● GIVEN REQUEST:
Take the listing from its first line through the line that contains "const seriesNames = ['F8190" and please retype those lines exactly, leaving out the pictures.

— START OF SOURCE EXCERPT —

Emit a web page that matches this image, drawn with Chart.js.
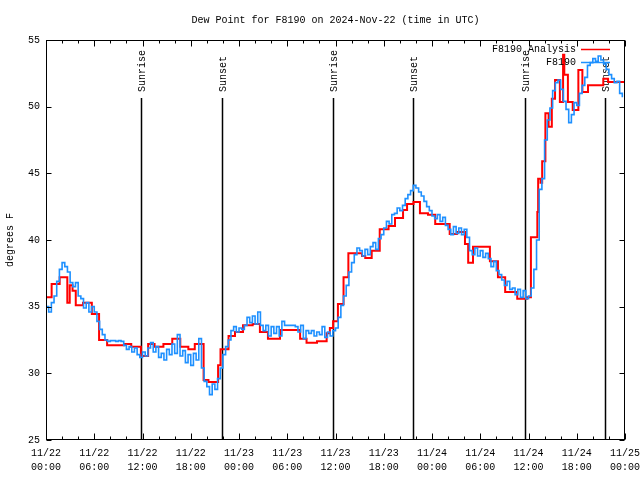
<!DOCTYPE html>
<html><head><meta charset="utf-8">
<script src="https://cdn.jsdelivr.net/npm/chart.js@4/dist/chart.umd.min.js"></script>
<style>html,body{margin:0;padding:0;background:#fff}#wrap{width:640px;height:480px}</style>
</head><body><div id="wrap"><canvas id="c" width="640" height="480"></canvas></div>
<script>
const titleText = 'Dew Point for F8190 on 2024-Nov-22 (time in UTC)';
const yAxisTitle = 'degrees F';
const xTickDates = ['11/22','11/22','11/22','11/22','11/23','11/23','11/23','11/23','11/24','11/24','11/24','11/24','11/25'];
const xTickTimes = ['00:00','06:00','12:00','18:00','00:00','06:00','12:00','18:00','00:00','06:00','12:00','18:00','00:00'];
const seriesNames = ['F8190 Analysis', 'F8190'];

// Analysis (red) step series: hours since 11/22 00:00 UTC and value (deg F)
const analysisHours = [0,0.7,1.7,2.65,2.95,3.3,3.7,4.6,5.7,6.6,7.6,9.7,10.6,11.8,12.7,13.5,14.6,15.7,16.7,17.7,18.5,19.6,20.2,21.4,21.7,22.7,23.5,24.5,25.7,26.6,27.6,29.1,31.6,32.4,33.7,34.9,35.3,35.7,36.3,37.0,37.6,39.3,39.7,40.5,41.5,42.6,43.4,44.4,44.9,45.7,46.5,47.5,48.4,50.2,51.1,52.1,52.5,53.1,55.2,56.2,57.1,58.6,59.8,60.3,61.1,61.2,61.5,61.7,62.1,62.5,62.9,63.3,63.9,64.3,64.45,64.9,65.5,66.2,66.7,67.4,69.3,69.9,72];
const analysisValues = [35.7,36.7,37.2,35.3,36.6,36.2,35.1,35.3,34.45,32.5,32.1,32.2,32.0,31.3,32.2,32.0,32.2,32.6,32.0,31.8,32.2,29.5,29.35,30.6,31.8,32.8,33.1,33.6,33.7,33.1,32.6,33.25,32.6,32.3,32.4,33.0,33.4,33.9,35.2,37.2,39.0,38.8,38.65,39.2,40.8,41.05,41.65,42.25,42.7,42.85,42.0,41.9,41.2,40.45,40.6,39.7,38.3,39.5,38.4,37.2,36.1,35.6,35.7,40.2,42.1,44.6,44.3,45.9,49.5,48.5,50.6,52.0,50.35,53.9,52.4,50.35,49.75,52.75,51.1,51.6,52.1,51.85,51.85];

// Observations (blue), one value every 20 minutes from 11/22 00:00 UTC
const obsStepMinutes = 20;
const obsValues = [
35.0,34.6,35.3,35.8,36.9,37.8,38.3,38.0,37.6,36.8,36.5,36.8,
35.8,35.6,34.9,35.3,34.6,35.0,34.6,33.9,33.3,32.9,32.5,32.4,
32.45,32.45,32.4,32.45,32.4,32.1,31.8,32.0,31.6,31.9,31.4,31.2,
31.6,31.3,31.9,32.3,31.6,32.0,31.2,31.5,31.0,31.8,31.4,32.2,
31.5,32.9,31.3,31.7,30.8,31.4,30.6,31.5,31.0,32.6,30.4,29.4,
29.0,28.4,29.2,28.8,29.6,30.4,31.4,32.0,32.5,33.2,33.5,33.1,
33.4,33.3,33.6,34.2,33.8,34.3,33.7,34.6,33.6,33.2,33.6,32.8,
33.5,33.0,33.5,32.8,33.9,33.6,33.6,33.6,33.6,33.5,33.1,33.6,
32.6,33.2,33.0,33.2,32.8,33.1,32.9,33.5,32.7,33.1,32.8,33.2,
33.4,34.2,35.1,35.8,36.6,37.6,38.3,38.9,39.4,39.2,38.8,39.3,
38.9,39.5,39.8,39.3,40.1,40.4,40.9,41.4,41.2,41.9,42.0,42.4,
42.2,42.6,43.1,43.4,43.7,44.1,43.9,43.6,43.3,42.9,42.5,42.2,
41.8,41.6,41.9,41.4,41.7,41.1,40.8,40.4,41.0,40.5,40.9,40.4,
40.8,40.2,39.2,38.9,39.4,38.8,39.2,38.7,39.0,38.6,38.0,38.4,
37.7,37.4,37.0,36.6,36.9,36.3,36.4,35.9,36.3,35.7,36.2,35.6,
35.8,36.4,37.8,40.0,43.8,44.6,47.5,49.0,49.9,51.2,51.8,52.0,
51.3,50.4,49.8,48.8,49.4,50.3,50.1,51.0,51.6,52.2,53.1,53.3,
53.6,53.4,53.8,53.5,53.2,52.8,52.4,52.1,51.8,51.9,51.0,50.7];

const sunEventHours = [11.82, 21.92, 35.72, 45.67, 59.6, 69.56];
const sunEventLabels = ['Sunrise','Sunset','Sunrise','Sunset','Sunrise','Sunset'];

const FONT = '"Liberation Mono", "DejaVu Sans Mono", monospace';
const analysisData = analysisHours.map((h, i) => ({x: h, y: analysisValues[i]}));
const obsData = obsValues.map((v, i) => ({x: i * obsStepMinutes / 60, y: v}));

const decor = {
  id: 'decor',
  beforeDatasetsDraw(chart) {
    const {ctx, chartArea: a, scales: {x}} = chart;
    ctx.save();
    ctx.strokeStyle = '#000';
    ctx.fillStyle = '#000';
    ctx.lineWidth = 1.5;
    ctx.font = '10px ' + FONT;
    sunEventHours.forEach((h, i) => {
      const px = Math.round(x.getPixelForValue(h)) + 0.5;
      ctx.beginPath();
      ctx.moveTo(px, a.bottom);
      ctx.lineTo(px, a.top + 58);
      ctx.stroke();
      ctx.save();
      ctx.translate(px + 1, a.top + 52);
      ctx.rotate(-Math.PI / 2);
      ctx.textAlign = 'left';
      ctx.textBaseline = 'middle';
      ctx.fillText(sunEventLabels[i], 0, 0);
      ctx.restore();
    });
    ctx.restore();
  },
  afterDatasetsDraw(chart) {
    const {ctx, chartArea: a, scales: {x, y}} = chart;
    ctx.save();
    ctx.strokeStyle = '#000';
    ctx.lineWidth = 1;
    const L = Math.round(a.left) + 0.5, R = Math.round(a.right) - 0.5;
    const T = Math.round(a.top) + 0.5, B = Math.round(a.bottom) - 0.5;
    ctx.strokeRect(L, T, R - L, B - T);
    ctx.beginPath();
    for (let h = 0; h <= 72; h += 2) {
      const px = Math.round(x.getPixelForValue(h)) + 0.5;
      const len = (h % 6 === 0) ? 6 : 3;
      ctx.moveTo(px, B); ctx.lineTo(px, B - len);
      ctx.moveTo(px, T); ctx.lineTo(px, T + len);
    }
    for (let v = 25; v <= 55; v += 5) {
      const py = Math.round(y.getPixelForValue(v)) + 0.5;
      ctx.moveTo(L, py); ctx.lineTo(L + 5, py);
      ctx.moveTo(R, py); ctx.lineTo(R - 5, py);
    }
    ctx.stroke();
    // legend
    const colors = ['#ff0000', '#1e90ff'];
    ctx.font = '10px ' + FONT;
    ctx.fillStyle = '#000';
    ctx.textAlign = 'right';
    ctx.textBaseline = 'middle';
    seriesNames.forEach((n, i) => {
      const ly = a.top + 9.5 + i * 13;
      ctx.fillText(n, a.right - 49, ly);
      ctx.strokeStyle = colors[i];
      ctx.lineWidth = 1.5;
      ctx.beginPath();
      ctx.moveTo(a.right - 44, ly);
      ctx.lineTo(a.right - 15, ly);
      ctx.stroke();
    });
    ctx.restore();
  }
};

Chart.defaults.font.family = FONT;
Chart.defaults.font.size = 10;
Chart.defaults.color = '#000';

new Chart(document.getElementById('c'), {
  type: 'line',
  data: {
    datasets: [
      {label: seriesNames[1], data: obsData, borderColor: '#1e90ff', borderWidth: 1.6, stepped: 'before', pointRadius: 0, fill: false, order: 0},
      {label: seriesNames[0], data: analysisData, borderColor: '#ff0000', borderWidth: 2, stepped: 'before', pointRadius: 0, fill: false, order: 1}
    ]
  },
  options: {
    responsive: false,
    animation: false,
    devicePixelRatio: 1,
    events: [],
    layout: {padding: {top: 0, right: 15, bottom: 0, left: 0}},
    plugins: {
      legend: {display: false},
      tooltip: {enabled: false},
      title: {display: true, text: titleText, fullSize: false, font: {size: 10, family: FONT, weight: 'normal'}, color: '#000', padding: {top: 14, bottom: 14}}
    },
    scales: {
      x: {
        type: 'linear', min: 0, max: 72,
        grid: {display: false, drawTicks: false}, border: {display: false},
        ticks: {stepSize: 6, autoSkip: false, maxRotation: 0, padding: 6, font: {size: 10, lineHeight: 1.4},
          callback: (v) => { const i = Math.round(v / 6); return [xTickDates[i], xTickTimes[i]]; }},
        afterFit: (s) => { s.height = 40; s.paddingLeft = 0; s.paddingRight = 0; }
      },
      y: {
        min: 25, max: 55,
        grid: {display: false, drawTicks: false}, border: {display: false},
        ticks: {stepSize: 5, padding: 6, font: {size: 10}},
        title: {display: true, text: yAxisTitle, font: {size: 10}, padding: {top: 4, bottom: 0}},
        afterFit: (s) => { s.width = 46; }
      }
    }
  },
  plugins: [decor]
});
</script>
</body></html>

— END OF SOURCE EXCERPT —

● COMPLETE RESPONSE:
Emit a web page that matches this image, drawn with Chart.js.
<!DOCTYPE html>
<html><head><meta charset="utf-8">
<script src="https://cdn.jsdelivr.net/npm/chart.js@4/dist/chart.umd.min.js"></script>
<style>html,body{margin:0;padding:0;background:#fff}#wrap{width:640px;height:480px}</style>
</head><body><div id="wrap"><canvas id="c" width="640" height="480"></canvas></div>
<script>
const titleText = 'Dew Point for F8190 on 2024-Nov-22 (time in UTC)';
const yAxisTitle = 'degrees F';
const xTickDates = ['11/22','11/22','11/22','11/22','11/23','11/23','11/23','11/23','11/24','11/24','11/24','11/24','11/25'];
const xTickTimes = ['00:00','06:00','12:00','18:00','00:00','06:00','12:00','18:00','00:00','06:00','12:00','18:00','00:00'];
const seriesNames = ['F8190 Analysis', 'F8190'];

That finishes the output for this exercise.